I'm wondering how often I can feed my Apistogramma panduros frozen bloodworm? That along with the live daphnia I give them 2-3X a week is the only thing they really like. Right now I give it about every other day. I give them mysis and brine shrimp as well as flake but often they show little to no interest.


----------



## Kalin (Mar 23, 2007)

I have read that you don't want to feed bloodworm too often; is this true?


----------



## Gibbs (Apr 21, 2008)

True, actually never. The risk of disease and parasites from such foods are far greater then feeding pellets and flakes. Pallets and flakes provide all the nutrients fish need, good quality products that is anyway


----------



## cichlidaholic (Dec 7, 2005)

Actually, Gibbs, that's true for Malawi cichlids, but bloodworms are perfectly fine for many other cichilds. :wink:

Most of the time with my SA dwarves, I use bloodworms only to get them into breeding condition. (Works every time, too!) I don't think 2-3 times a week is going to hurt them, but I would prefer having them on a quality staple food instead.


----------



## Kalin (Mar 23, 2007)

Thanks! I'll do some experimenting with different cichlid flake and pellet foods to see if I can find one they really like.


----------



## Gibbs (Apr 21, 2008)

Granted some cichlids benefit from bloodworms, but as stated the risk of parasite and disease is there, which is why i promote pellets and flake to minimize problems, that and the fact the all dietry needs are met with processed flakes and pellets :thumb:


----------



## cichlidaholic (Dec 7, 2005)

I've never heard of any problems feeding bloodworms (occasionally) to any Apistogramma.

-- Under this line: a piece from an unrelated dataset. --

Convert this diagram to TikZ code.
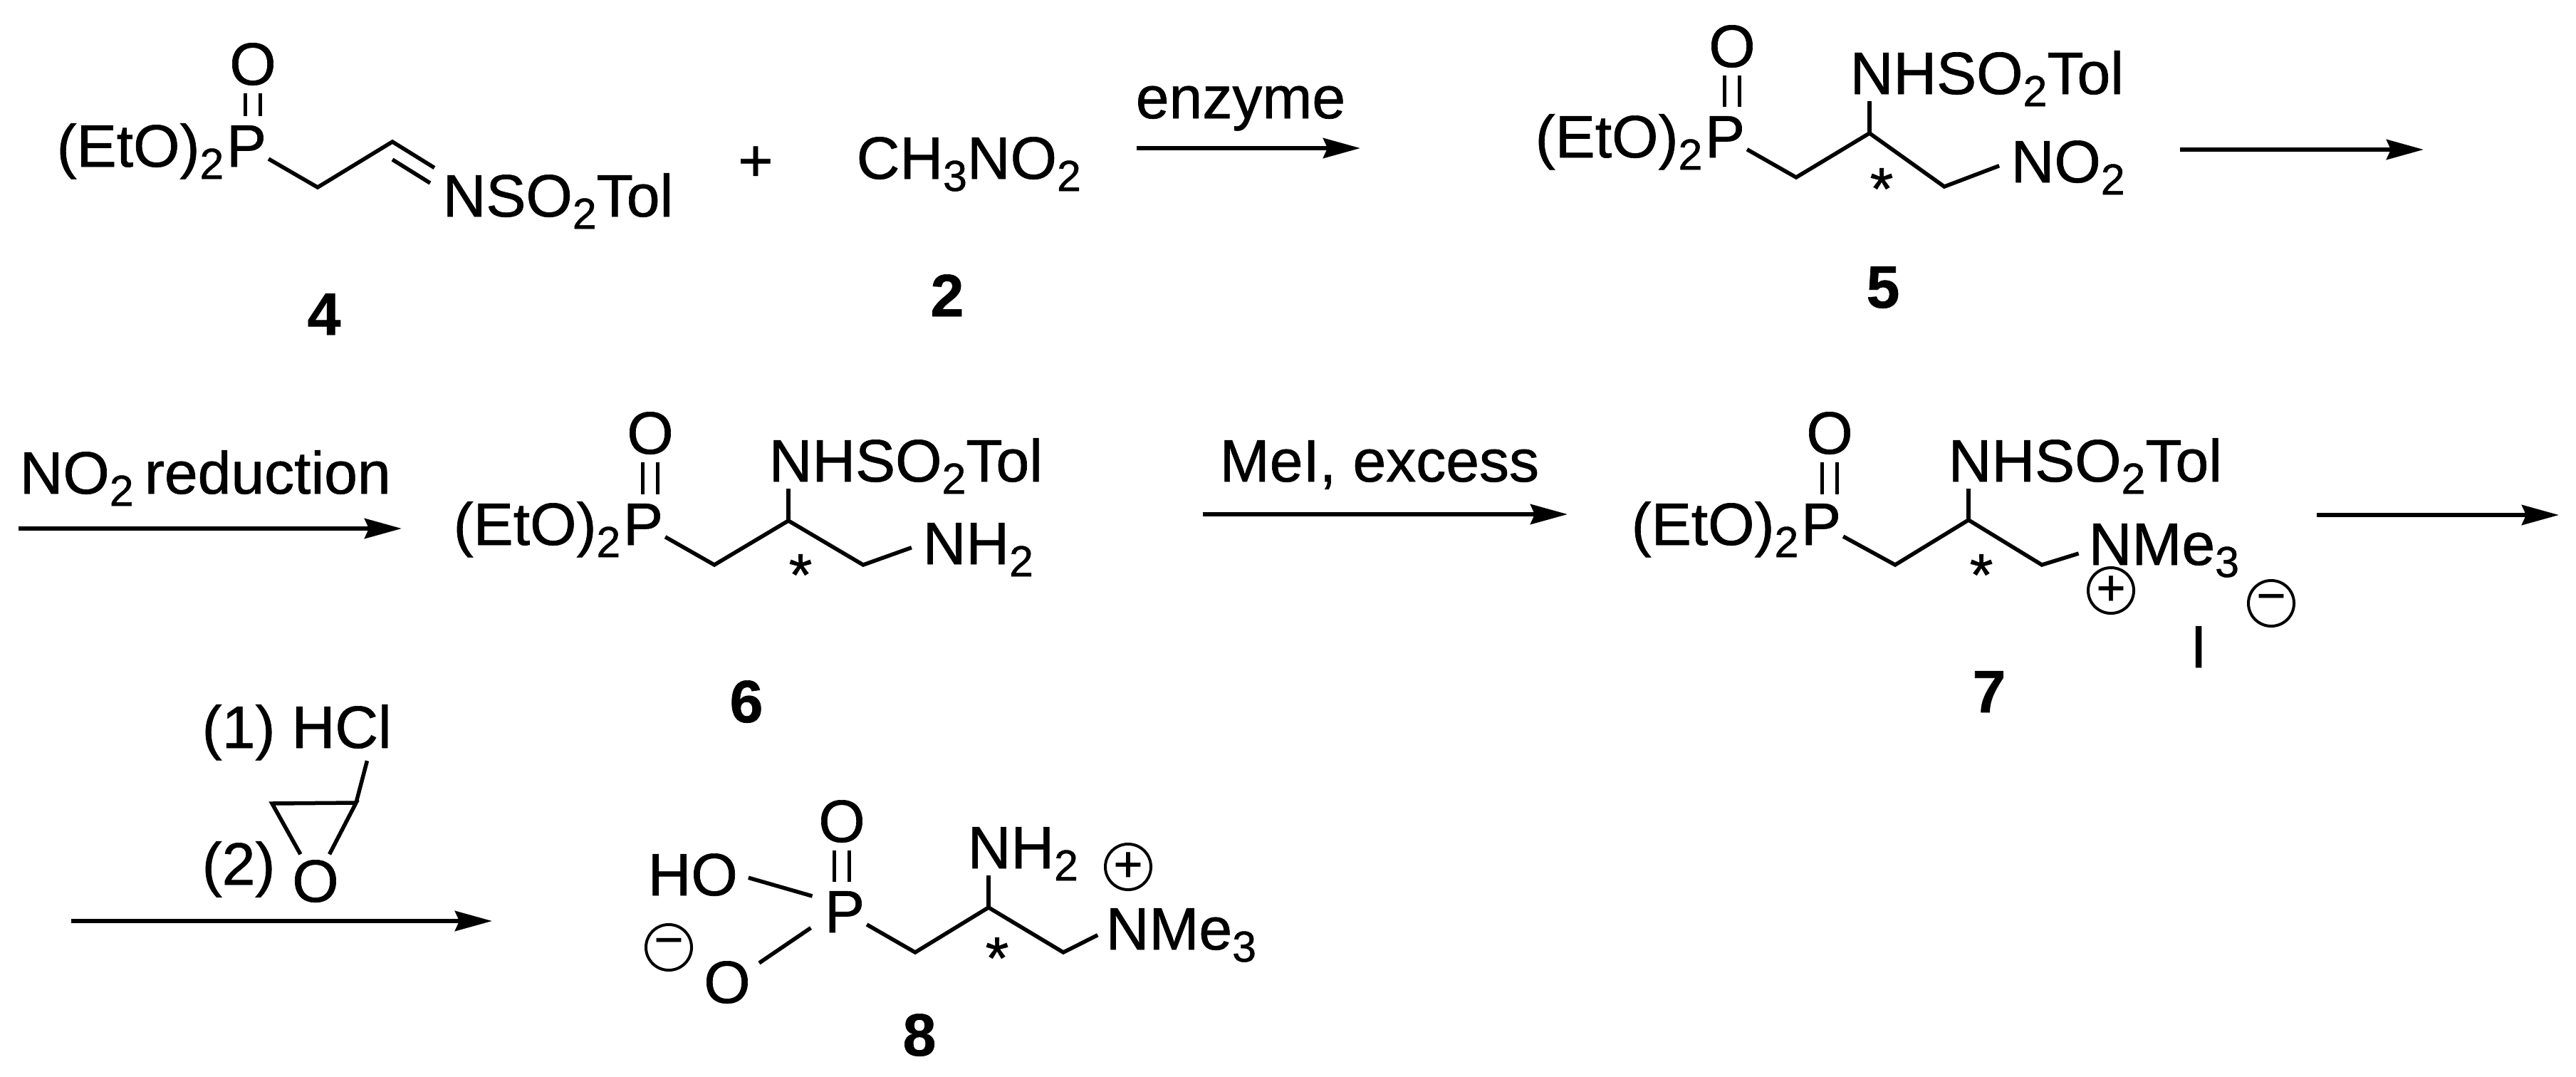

I don't believe bloodworms should be a continuous diet for any fish, though. :thumb:


----------



## Kalin (Mar 23, 2007)

I'm trying to go with the idea that providing variety is the best strategy. I offer frozen mysis and brine shrimp as well as frozen glassworms when they're available in the winter. I also grow my own daphnia to provide them with a safe live food, which they seem to really appreciate.
Interspersed with this I provide flakes and pellets. I just bought a can of whole fly larvae and whole fish eggs from Seachem which it will be interesting to try out.

The frozen bloodworms is from Hikari which they claim is parasite free and with no harmful bacteria. They're a pretty reputable company as well as is Seachem. I'm planning to reduce the amount of bloodworm I currently have been feeding the fish, however as is Kim's advice.


----------